I had felt the strong urge to connect with nature and Hong Kong wouldn’t strike anyone as the ideal place. But that day of shooting gave me the perfect opportunity.
As the camera was being set for the last scene, I looked up and saw the branches high above me and the birds were giving the most extraordinary concert. I was happy.
May, 7th 2013 | The Captive Queen, c’est moi!
As Flaubert who said ‘Madame Bovary, c’est moi!’ I could also say ‘The Captive Queen, c’est moi!’ Although I realise it’s dangerous to use the word queen outside of the semantic field of royalty…
I just completed the score intended for what was supposed to be my fourth collaboration with Jo Kanamori: The Captive Queen.
It took me a couple of weeks before I could go back to that piece, after Jo finally decided that it wasn’t going to work out this time.
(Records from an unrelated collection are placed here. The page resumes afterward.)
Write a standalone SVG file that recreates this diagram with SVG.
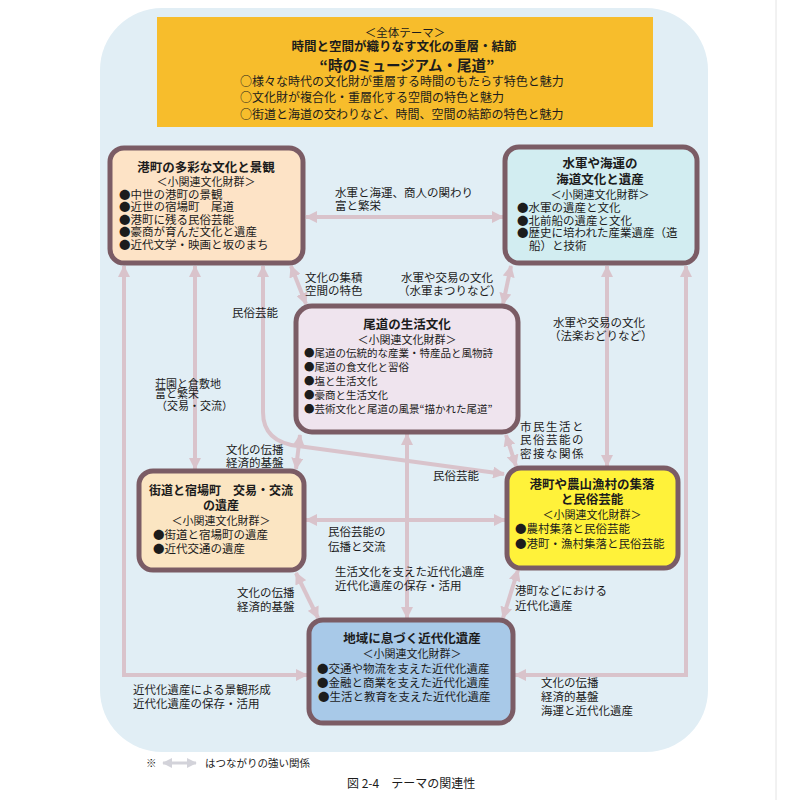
<svg xmlns="http://www.w3.org/2000/svg" width="799" height="800" viewBox="0 0 799 800">
<defs>
<marker id="ah" viewBox="0 0 12 12" refX="11" refY="6" markerWidth="12" markerHeight="12" markerUnits="userSpaceOnUse" orient="auto-start-reverse">
<path d="M0,0 L12,6 L0,12 Z" fill="#d9c3cb"/>
</marker>
<marker id="ahl" viewBox="0 0 12 12" refX="11" refY="6" markerWidth="10" markerHeight="10" markerUnits="userSpaceOnUse" orient="auto-start-reverse">
<path d="M0,0 L12,6 L0,12 Z" fill="#d3d3da"/>
</marker>
<style>
text{font-family:"Noto Sans CJK JP","Noto Sans CJK SC",sans-serif;fill:#1c1c1c}
.t{font-size:12.5px;font-weight:bold;text-anchor:middle}
.s{font-size:11px;text-anchor:middle}
.b{font-size:11.5px}
.b3{font-size:10.5px}
.bs{font-size:11.5px}
.l{font-size:11.5px}
.box{stroke:#7b5c65;stroke-width:5}
.c{fill:none;stroke:#d9c3cb;stroke-width:4;marker-start:url(#ah);marker-end:url(#ah)}
</style>
</defs>
<rect x="0" y="0" width="799" height="800" fill="#ffffff"/>
<line x1="776" y1="0" x2="776" y2="800" stroke="#e4e4e4" stroke-width="1"/>
<rect x="100" y="8" width="608" height="744" rx="62" fill="#e1eef5"/>

<g id="banner">
<rect x="157" y="17" width="496" height="110" fill="#f7bd2c"/>
<text x="405" y="37" class="s" style="font-size:11.5px">＜全体テーマ＞</text>
<text x="404" y="51" class="t">時間と空間が織りなす文化の重層・結節</text>
<text x="407" y="70.5" class="t" style="font-size:14.5px">“時のミュージアム・尾道”</text>
<text x="240" y="86" class="b" style="font-size:12px">○様々な時代の文化財が重層する時間のもたらす特色と魅力</text>
<text x="240" y="102" class="b" style="font-size:12px">○文化財が複合化・重層化する空間の特色と魅力</text>
<text x="240" y="118.5" class="b" style="font-size:12px">○街道と海道の交わりなど、時間、空間の結節の特色と魅力</text>
</g>

<g id="connectors">
<line class="c" x1="306" y1="217" x2="503" y2="217"/>
<line class="c" x1="291" y1="266" x2="306" y2="304"/>
<line class="c" x1="511" y1="266" x2="503" y2="304"/>
<line class="c" x1="607" y1="266" x2="607" y2="466"/>
<line class="c" x1="195" y1="266" x2="195" y2="469"/>
<path class="c" d="M124,266 L124,675 L307,675"/>
<path class="c" d="M686,266 L686,675 L515,675"/>
<path class="c" d="M263,266 L263,412 Q263,442 298,446 L504,474"/>
<line class="c" x1="506" y1="435" x2="516" y2="466"/>
<line class="c" x1="300" y1="435" x2="296" y2="469"/>
<line class="c" x1="306" y1="520" x2="505" y2="520"/>
<line class="c" x1="407" y1="434" x2="407" y2="618"/>
<line class="c" x1="296" y1="573" x2="318" y2="618"/>
<line class="c" x1="518" y1="570" x2="503" y2="618"/>
</g>

<g id="labels">
<text x="335" y="197" class="l">水軍と海運、商人の関わり</text>
<text x="335" y="210" class="l">富と繁栄</text>
<text x="305" y="281.5" class="l">文化の集積</text>
<text x="305" y="294.5" class="l">空間の特色</text>
<text x="401" y="281.5" class="l">水軍や交易の文化</text>
<text x="398" y="294.5" class="l">（水軍まつりなど）</text>
<text x="232" y="317" class="l">民俗芸能</text>
<text x="553" y="326.5" class="l">水軍や交易の文化</text>
<text x="549" y="339.5" class="l">（法楽おどりなど）</text>
<text x="155" y="388" class="l" style="font-size:11px">荘園と倉敷地</text>
<text x="155" y="398" class="l" style="font-size:11px">富と繁栄</text>
<text x="156" y="410" class="l" style="font-size:11px">（交易・交流）</text>
<text x="226" y="453.5" class="l">文化の伝播</text>
<text x="226" y="466.5" class="l">経済的基盤</text>
<text x="520" y="430.5" class="l" letter-spacing="1.5">市民生活と</text>
<text x="520" y="444" class="l" letter-spacing="1.5">民俗芸能の</text>
<text x="520" y="457.5" class="l" letter-spacing="1.5">密接な関係</text>
<text x="433" y="480" class="l">民俗芸能</text>
<text x="328" y="536" class="l">民俗芸能の</text>
<text x="328" y="551" class="l">伝播と交流</text>
<text x="335" y="576" class="l">生活文化を支えた近代化遺産</text>
<text x="335" y="590" class="l">近代化遺産の保存・活用</text>
<text x="237" y="597" class="l">文化の伝播</text>
<text x="237" y="611" class="l">経済的基盤</text>
<text x="515" y="595" class="l">港町などにおける</text>
<text x="515" y="610" class="l">近代化遺産</text>
<text x="133" y="694" class="l">近代化遺産による景観形成</text>
<text x="133" y="708" class="l">近代化遺産の保存・活用</text>
<text x="541" y="687" class="l">文化の伝播</text>
<text x="541" y="701" class="l">経済的基盤</text>
<text x="541" y="715" class="l">海運と近代化遺産</text>
</g>

<g id="node1">
<rect class="box" x="110" y="148" width="193" height="115" rx="14" fill="#fde3c6"/>
<text x="206" y="172" class="t">港町の多彩な文化と景観</text>
<text x="206" y="185.5" class="s">＜小関連文化財群＞</text>
<text x="119" y="198.5" class="b">●中世の港町の景観</text>
<text x="119" y="211" class="b">●近世の宿場町　尾道</text>
<text x="119" y="223.5" class="b">●港町に残る民俗芸能</text>
<text x="119" y="236" class="b">●豪商が育んだ文化と遺産</text>
<text x="119" y="248.5" class="b">●近代文学・映画と坂のまち</text>
</g>

<g id="node2">
<rect class="box" x="505" y="147" width="192" height="116" rx="14" fill="#d2edf1"/>
<text x="600" y="168" class="t">水軍や海運の</text>
<text x="600" y="184" class="t">海道文化と遺産</text>
<text x="600" y="198.5" class="s">＜小関連文化財群＞</text>
<text x="517" y="212" class="b">●水軍の遺産と文化</text>
<text x="517" y="224.5" class="b">●北前船の遺産と文化</text>
<text x="517" y="237" class="b">●歴史に培われた産業遺産（造</text>
<text x="529" y="250" class="b">船）と技術</text>
</g>

<g id="node3">
<rect class="box" x="296" y="306" width="222" height="126" rx="16" fill="#efe4ee"/>
<text x="407" y="328.5" class="t">尾道の生活文化</text>
<text x="407" y="343.5" class="s">＜小関連文化財群＞</text>
<text x="304" y="357" class="b3">●尾道の伝統的な産業・特産品と風物詩</text>
<text x="304" y="370.5" class="b3">●尾道の食文化と習俗</text>
<text x="304" y="384.5" class="b3">●塩と生活文化</text>
<text x="304" y="398.5" class="b3">●豪商と生活文化</text>
<text x="304" y="412.5" class="b3">●芸術文化と尾道の風景“描かれた尾道”</text>
</g>

<g id="node4">
<rect class="box" x="139" y="471" width="165" height="99" rx="14" fill="#fbe5c2"/>
<text x="221" y="494.5" class="t" style="font-size:12px">街道と宿場町　交易・交流</text>
<text x="221" y="509.5" class="t" style="font-size:12px">の遺産</text>
<text x="221" y="524.5" class="s">＜小関連文化財群＞</text>
<text x="153" y="538.5" class="bs">●街道と宿場町の遺産</text>
<text x="153" y="553" class="bs">●近代交通の遺産</text>
</g>

<g id="node5">
<rect class="box" x="507" y="468" width="171" height="100" rx="14" fill="#fff23a"/>
<text x="592" y="489" class="t">港町や農山漁村の集落</text>
<text x="592" y="503.5" class="t">と民俗芸能</text>
<text x="592" y="519" class="s">＜小関連文化財群＞</text>
<text x="515" y="533" class="bs">●農村集落と民俗芸能</text>
<text x="515" y="548" class="bs">●港町・漁村集落と民俗芸能</text>
</g>

<g id="node6">
<rect class="box" x="309" y="620" width="204" height="103" rx="14" fill="#a8c9e8"/>
<text x="412" y="642.5" class="t">地域に息づく近代化遺産</text>
<text x="412" y="657.5" class="s">＜小関連文化財群＞</text>
<text x="317" y="672.5" class="bs">●交通や物流を支えた近代化遺産</text>
<text x="317" y="686.5" class="bs">●金融と商業を支えた近代化遺産</text>
<text x="318" y="700.5" class="bs">●生活と教育を支えた近代化遺産</text>
</g>

<g id="legend">
<text x="146" y="767" style="font-size:10.5px">※</text>
<line x1="163" y1="763" x2="196" y2="763" stroke="#d3d3da" stroke-width="3" marker-start="url(#ahl)" marker-end="url(#ahl)"/>
<text x="205" y="767" style="font-size:10.5px">はつながりの強い関係</text>
<text x="347" y="788" style="font-size:12px">図 2-4　テーマの関連性</text>
</g>
</svg>
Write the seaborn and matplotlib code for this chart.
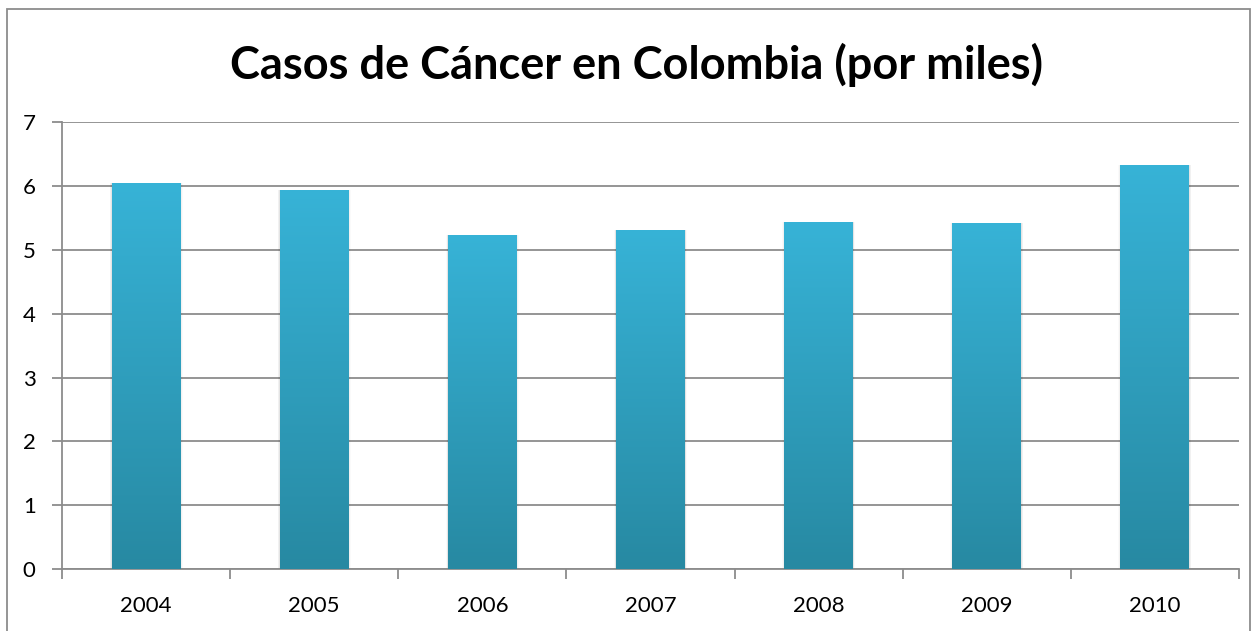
import numpy as np
import pandas as pd
import matplotlib
matplotlib.use("Agg")
import matplotlib.pyplot as plt
import seaborn as sns
from matplotlib.colors import LinearSegmentedColormap
from matplotlib.patches import Rectangle

years = ["2004", "2005", "2006", "2007", "2008", "2009", "2010"]
casos = [6.05, 5.94, 5.23, 5.31, 5.44, 5.42, 6.33]
title = "Casos de Cáncer en Colombia (por miles)"

sns.set_theme(style="white")
plt.rcParams['font.family'] = ['Lato', 'DejaVu Sans']

fig = plt.figure(figsize=(12.57, 6.31), dpi=100)
W, H = 1257, 631
ax = fig.add_axes([62 / W, 1 - 569.3 / H, (1239 - 62) / W, (569.3 - 122) / H])

df = pd.DataFrame({"year": years, "casos": casos})
sns.barplot(data=df, x="year", y="casos", ax=ax, width=0.41, color="#33a9c9",
            saturation=1, zorder=3, linewidth=0, edgecolor="none")

ax.set_ylim(0, 7)
ax.set_xlim(-0.5, len(years) - 0.5)
ax.set_yticks(range(0, 8))
ax.set_xlabel("")
ax.set_ylabel("")
ax.yaxis.grid(True, color="#8c8c8c", linewidth=1.3, zorder=0)
ax.set_axisbelow(True)

# gradient fill for bars
cmap = LinearSegmentedColormap.from_list("g", ["#2789a2", "#37b3d7"])
grad = np.linspace(0, 1, 256).reshape(-1, 1)
for p in list(ax.patches):
    x0, y0 = p.get_x(), p.get_y()
    w, h = p.get_width(), p.get_height()
    p.set_edgecolor("none")
    p.set_linewidth(0)
    # soft side shadow
    for k, a in enumerate([0.05, 0.035, 0.02]):
        ax.add_patch(Rectangle((x0 - 0.004 * (k + 1), y0), w + 0.008 * (k + 1), h,
                               facecolor="black", alpha=a, edgecolor="none", linewidth=0, zorder=2))
    im = ax.imshow(grad, extent=[x0, x0 + w, y0, y0 + h], origin="lower",
                   cmap=cmap, aspect="auto", zorder=4)
    im.set_clip_path(p)
    p.set_zorder(4)
ax.set_xlim(-0.5, len(years) - 0.5)
ax.set_ylim(0, 7)

for s in ["top", "right"]:
    ax.spines[s].set_visible(False)
for s in ["left", "bottom"]:
    ax.spines[s].set_color("#8c8c8c")
    ax.spines[s].set_linewidth(1.3)

ax.set_xticks(np.arange(-0.5, len(years), 1.0), minor=True)
ax.tick_params(axis="x", which="major", length=0, labelsize=16, colors="black", pad=19)
ax.tick_params(axis="x", which="minor", length=7, width=1.3, color="#8c8c8c", direction="out", bottom=True)
ax.tick_params(axis="y", which="major", length=7, width=1.3, color="#8c8c8c", direction="out",
               labelsize=16, colors="black", pad=12, left=True)

fig.text(636 / W, 1 - 65 / H, title, ha="center", va="center", fontsize=32.5, fontweight="bold",
         color="black")

# outer chart border
fig.add_artist(Rectangle((7 / W, -0.05), (1250 - 7) / W, 1.05 - 9 / H, transform=fig.transFigure,
                         facecolor="none", edgecolor="#8c8c8c", linewidth=1.3))

fig.savefig("out.png", dpi=100)
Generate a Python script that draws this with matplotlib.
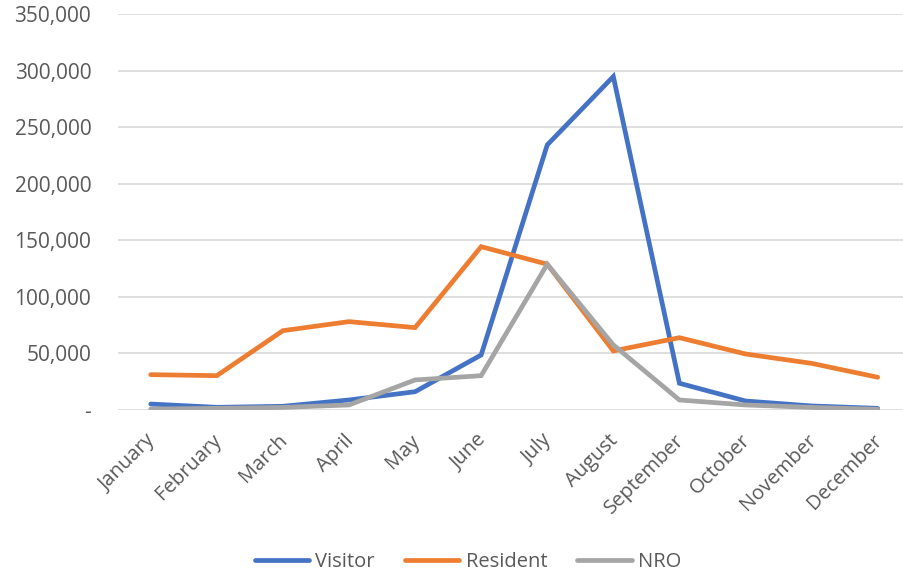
import matplotlib.pyplot as plt
from matplotlib.ticker import FuncFormatter
from matplotlib.transforms import ScaledTranslation

months = ['January', 'February', 'March', 'April', 'May', 'June', 'July',
          'August', 'September', 'October', 'November', 'December']
visitor = [5000, 2100, 3000, 8600, 15900, 48400, 234200, 294700, 23400, 7700, 3300, 1200]
resident = [31000, 30100, 69900, 77900, 72600, 144200, 128700, 52000, 63700, 49300, 41000, 28700]
nro = [600, 1200, 2000, 4200, 26300, 30100, 128700, 57300, 8600, 4200, 2000, 350]

plt.rcParams['font.family'] = ['Open Sans', 'DejaVu Sans']
txt = '#595959'

fig = plt.figure(figsize=(9.04, 5.73), dpi=100)
ax = fig.add_axes([117.7 / 904, 1 - 409.7 / 573, 793 / 904, (409.7 - 14) / 573])

x = range(len(months))
style = dict(lw=3.4, solid_capstyle='round', solid_joinstyle='miter')
ax.plot(x, visitor, color='#4472C4', label='Visitor', **style)
ax.plot(x, resident, color='#ED7D31', label='Resident', **style)
ax.plot(x, nro, color='#A5A5A5', label='NRO', **style)

ax.set_xlim(-0.5, 11.5)
ax.set_ylim(0, 350000)
ax.set_yticks(range(0, 350001, 50000))
ax.yaxis.set_major_formatter(FuncFormatter(lambda v, p: '-' if v == 0 else f'{int(v):,}'))
ax.grid(axis='y', color='#D9D9D9', lw=1.2)
ax.set_axisbelow(True)
for s in ax.spines.values():
    s.set_visible(False)
ax.tick_params(length=0, colors=txt, labelsize=14.5)
ax.tick_params(axis='y', pad=19, labelsize=15)
ax.set_xticks(list(x))
ax.set_xticklabels(months, rotation=45, ha='right', rotation_mode='anchor')
ax.tick_params(axis='x', pad=15)
shift = ScaledTranslation(-5 / 100, 0, fig.dpi_scale_trans)
for lab in ax.get_xticklabels():
    lab.set_transform(lab.get_transform() + shift)

leg = fig.legend(loc='center', bbox_to_anchor=(468 / 904, 1 - 562 / 573), ncol=3, frameon=False,
                 fontsize=14.5, handlelength=2.7, columnspacing=1.5, handletextpad=0.3)
for t in leg.get_texts():
    t.set_color(txt)

fig.savefig('out.png', dpi=100)
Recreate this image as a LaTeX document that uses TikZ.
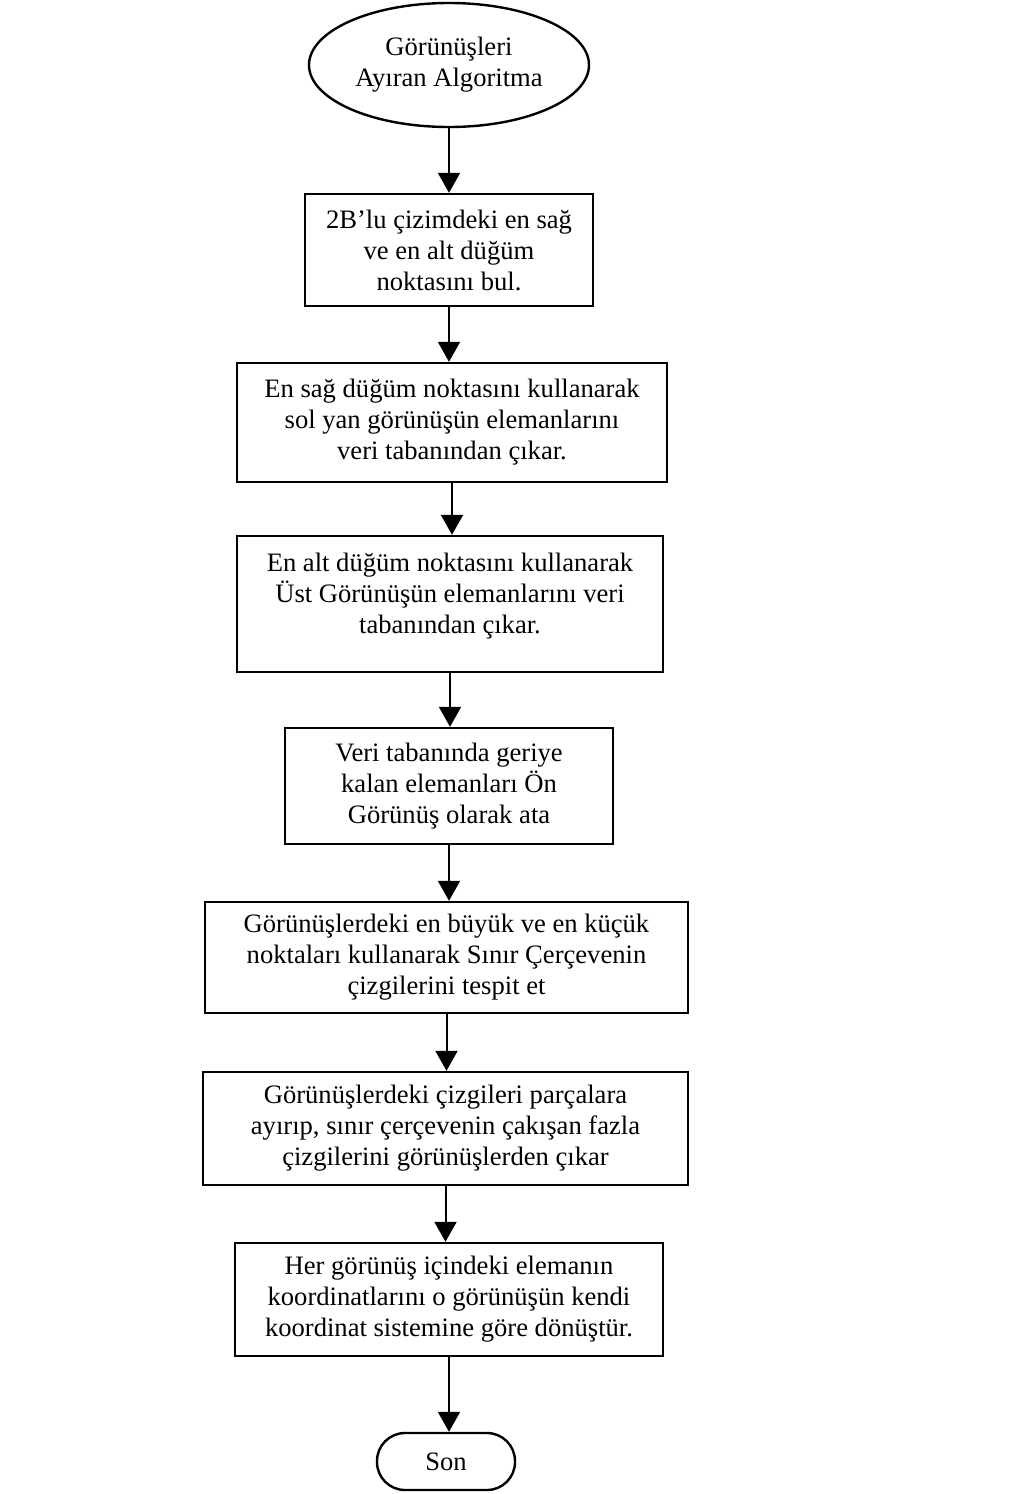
\documentclass[tikz,border=0pt]{standalone}
\usepackage{fontspec}
\setmainfont{Liberation Serif}
\usetikzlibrary{shapes.geometric,arrows.meta}
\begin{document}
\begin{tikzpicture}[x=0.5pt,y=-0.5pt,
  every node/.style={font=\fontsize{13.3pt}{15.5pt}\selectfont, align=center, inner sep=0pt},
  stepbox/.style={draw, line width=1.2pt, rectangle},
  startnode/.style={draw, line width=1.2pt, ellipse},
  endnode/.style={draw, line width=1.2pt, rectangle, rounded corners=14pt},
  arr/.style={line width=1pt, -{Triangle[length=10pt,width=11pt]}}]
\useasboundingbox (0,0) rectangle (1009,1494);

\node[startnode, minimum width=140pt, minimum height=62pt] (start) at (449,65)
  {Görünüşleri\\Ayıran Algoritma};
\node[stepbox, minimum width=144pt, minimum height=56pt] (b1) at (449,250)
  {2B’lu çizimdeki en sağ\\ve en alt düğüm\\noktasını bul.};
\node[stepbox, minimum width=215pt, minimum height=59.5pt] (b2) at (452,422.5)
  {En sağ düğüm noktasını kullanarak\\sol yan görünüşün elemanlarını\\veri tabanından çıkar.};
% taller box whose text sits a little above its middle
\node[stepbox, minimum width=213pt, minimum height=68pt] (b3) at (450,604) {};
\node (b3text) at (450,596)
  {En alt düğüm noktasını kullanarak\\Üst Görünüşün elemanlarını veri\\tabanından çıkar.};
\node[stepbox, minimum width=164pt, minimum height=58pt] (b4) at (449,786)
  {Veri tabanında geriye\\kalan elemanları Ön\\Görünüş olarak ata};
\node[stepbox, minimum width=241.5pt, minimum height=55.5pt] (b5) at (446.5,957.5)
  {Görünüşlerdeki en büyük ve en küçük\\noktaları kullanarak Sınır Çerçevenin\\çizgilerini tespit et};
\node[stepbox, minimum width=242.5pt, minimum height=56.5pt] (b6) at (445.5,1128.5)
  {Görünüşlerdeki çizgileri parçalara\\ayırıp, sınır çerçevenin çakışan fazla\\çizgilerini görünüşlerden çıkar};
\node[stepbox, minimum width=214pt, minimum height=56.5pt] (b7) at (449,1299.5)
  {Her görünüş içindeki elemanın\\koordinatlarını o görünüşün kendi\\koordinat sistemine göre dönüştür.};
\node[endnode, minimum width=69pt, minimum height=28.5pt] (son) at (446,1461.5) {Son};

\draw[arr] (start.south) -- (start.south |- b1.north);
\draw[arr] (b1.south) -- (b1.south |- b2.north);
\draw[arr] (b2.south) -- (b2.south |- b3.north);
\draw[arr] (b3.south) -- (b3.south |- b4.north);
\draw[arr] (b4.south) -- (b4.south |- b5.north);
\draw[arr] (b5.south) -- (b5.south |- b6.north);
\draw[arr] (b6.south) -- (b6.south |- b7.north);
\draw[arr] (b7.south) -- (b7.south |- son.north);
\end{tikzpicture}
\end{document}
Since I no longer had to follow Sibelius’ musical structure so closely, I allowed myself to wander a little away from the narrative.
As I listened to it again, I realise how much the music was saying my current state of being. As Nicolas said when he heard it: “The music is very beautiful, very much aware, not at all lost. What I sense is this yearning for abandonment, to let go. Not of yourself, but what keeps your prisonner.”
I have been dealing with that eversince I came back from Paris, more than a month ago.